The Concept of Just Compensation

What ‘Just Compensation’ Really Means

Just compensation is a constitutional guarantee under both the Fifth Amendment and Article I, Section 17 of the Texas Constitution. In legal terms, it means you must receive the fair market value of property taken, plus damages to remaining property.

Under Texas Property Code Section 21.042, just compensation includes not only the land taken but also any decrease in value to your remaining property (severance damages). For example, if a pipeline easement cuts through your ranch and blocks access to half your property, you’re entitled to compensation for that lost access—not just the easement strip.

The challenge is that condemning authorities often interpret “just compensation” as narrowly as possible, offering compensation only for physical land taken while ignoring impacts on overall use, value, and development potential. Understanding your rights under Texas eminent domain law is critical to receiving full compensation.

What Texas landowners need to know: Just compensation isn’t whatever the condemning authority says it is. You have the right to challenge inadequate offers—most initial offers can be substantially increased through negotiation or litigation.

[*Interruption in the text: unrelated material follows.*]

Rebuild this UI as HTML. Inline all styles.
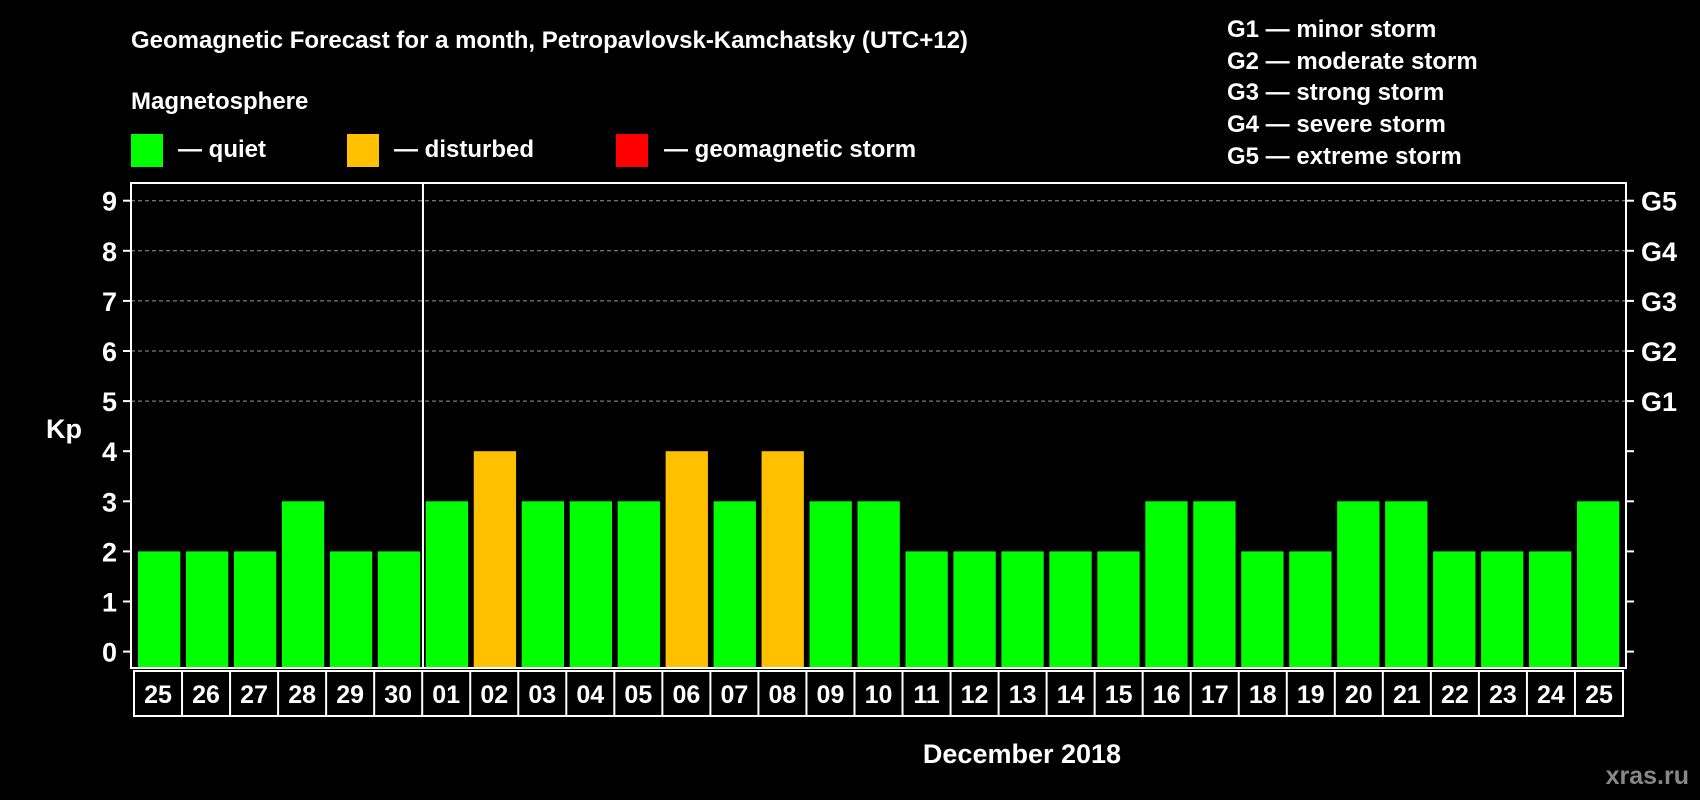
<!DOCTYPE html>
<html><head><meta charset="utf-8"><style>
html,body{margin:0;padding:0;background:#000;}
svg{display:block;font-family:"Liberation Sans",Arial,sans-serif;font-weight:bold;}
</style></head><body>
<svg id="chart" width="1700" height="800" viewBox="0 0 1700 800">
<rect x="0" y="0" width="1700" height="800" fill="#000"/>
<text x="131" y="48" fill="#fff" font-size="24">Geomagnetic Forecast for a month, Petropavlovsk-Kamchatsky (UTC+12)</text>
<text x="131" y="109" fill="#fff" font-size="24">Magnetosphere</text>
<rect x="131" y="134" width="32" height="33" fill="#00ff00"/>
<text x="178" y="157" fill="#fff" font-size="24">— quiet</text>
<rect x="347" y="134" width="32" height="33" fill="#ffc000"/>
<text x="394" y="157" fill="#fff" font-size="24">— disturbed</text>
<rect x="616" y="134" width="32" height="33" fill="#ff0000"/>
<text x="664" y="157" fill="#fff" font-size="24">— geomagnetic storm</text>
<g font-size="24" fill="#fff">
<text x="1227" y="37">G1 — minor storm</text>
<text x="1227" y="69">G2 — moderate storm</text>
<text x="1227" y="100">G3 — strong storm</text>
<text x="1227" y="132">G4 — severe storm</text>
<text x="1227" y="164">G5 — extreme storm</text>
</g>
<text x="64" y="438" fill="#fff" font-size="27" text-anchor="middle">Kp</text>
<text x="1022" y="763" fill="#fff" font-size="27" text-anchor="middle">December 2018</text>
<text x="1689" y="784" fill="#888" font-size="25" text-anchor="end">xras.ru</text>
<g id="grid"></g><g id="bars"></g><g id="axes"></g>
</svg>
<script>
const days = ["25","26","27","28","29","30","01","02","03","04","05","06","07","08","09","10","11","12","13","14","15","16","17","18","19","20","21","22","23","24","25"];
const kp = [2,2,2,3,2,2,3,4,3,3,3,4,3,4,3,3,2,2,2,2,2,3,3,2,2,3,3,2,2,2,3];
const yTicks = [0,1,2,3,4,5,6,7,8,9];
const gLabels = ["G1","G2","G3","G4","G5"];
const gLevels = [5,6,7,8,9];

const NS = "http://www.w3.org/2000/svg";
const L = 131, R = 1626, T = 183, B = 668;
const y0 = 651.6, unit = 50.1;
const pitch = (1577 - 138) / (days.length - 1);
const bw = 42.3, bx0 = 138;
function yS(v){ return y0 - v*unit; }
function xS(i){ return bx0 + i*pitch; }
function mk(tag, attrs, parent){
  const e = document.createElementNS(NS, tag);
  for (const k in attrs) e.setAttribute(k, attrs[k]);
  parent.appendChild(e); return e;
}
const grid = document.getElementById('grid'), bars = document.getElementById('bars'), axes = document.getElementById('axes');

gLevels.forEach(v => {
  const ln = mk('line', {x1:L, x2:R, y1:yS(v), y2:yS(v), stroke:'#999', 'stroke-width':1, 'stroke-dasharray':'4,3'}, grid);
  
  
});

kp.forEach((v, i) => {
  const c = v >= 5 ? '#ff0000' : (v >= 4 ? '#ffc000' : '#00ff00');
  const r = mk('rect', {x:xS(i), y:yS(v), width:bw, height:(B-1)-yS(v), fill:c}, bars);
  
  
});

const frame = mk('rect', {x:L, y:T, width:R-L, height:B-T, fill:'none', stroke:'#fff', 'stroke-width':2}, axes);


const sepX = (xS(5) + bw + xS(6)) / 2;
const sep = mk('line', {x1:sepX, x2:sepX, y1:T, y2:B, stroke:'#fff', 'stroke-width':2}, axes);



yTicks.forEach(v => {
  const y = yS(v);
  mk('line', {x1:L-8, x2:L, y1:y, y2:y, stroke:'#fff', 'stroke-width':2}, axes);
  mk('line', {x1:R, x2:R+8, y1:y, y2:y, stroke:'#fff', 'stroke-width':2}, axes);
  const t = mk('text', {x:117, y:y+10, fill:'#fff', 'font-size':27, 'text-anchor':'end'}, axes);
  t.textContent = v;
  
  
});
gLevels.forEach((v, i) => {
  const t = mk('text', {x:1641, y:yS(v)+10, fill:'#fff', 'font-size':27}, axes);
  t.textContent = gLabels[i];
  
  
});

const boxL = 134, boxR = 1623, boxT = 671, boxB = 716;
const cw = (boxR - boxL) / days.length;
const box = mk('rect', {x:boxL, y:boxT, width:boxR-boxL, height:boxB-boxT, fill:'none', stroke:'#fff', 'stroke-width':2}, axes);


days.forEach((d, i) => {
  if (i > 0) mk('line', {x1:boxL+i*cw, x2:boxL+i*cw, y1:boxT, y2:boxB, stroke:'#fff', 'stroke-width':2}, axes);
  const t = mk('text', {x:boxL+(i+0.5)*cw, y:boxT+32, fill:'#fff', 'font-size':25, 'text-anchor':'middle'}, axes);
  t.textContent = d;
  
  
});
</script>
</body></html>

How Property Value Is Calculated

Property valuation in Texas eminent domain cases uses three standard approaches: sales comparison (recent sales of comparable properties), income approach (revenue the property generates), and cost approach (replacement cost of improvements plus land value).

Here’s the problem: the condemning authority’s appraiser works for them, not you. Their appraisal often uses conservative methods, older comparable sales, and excludes valuable factors like development potential, water rights, or special characteristics.

Texas courts have held that property owners are entitled to present evidence of highest and best use, even if not currently used that way. If your agricultural tract sits adjacent to expanding development, you’re entitled to compensation based on that development potential.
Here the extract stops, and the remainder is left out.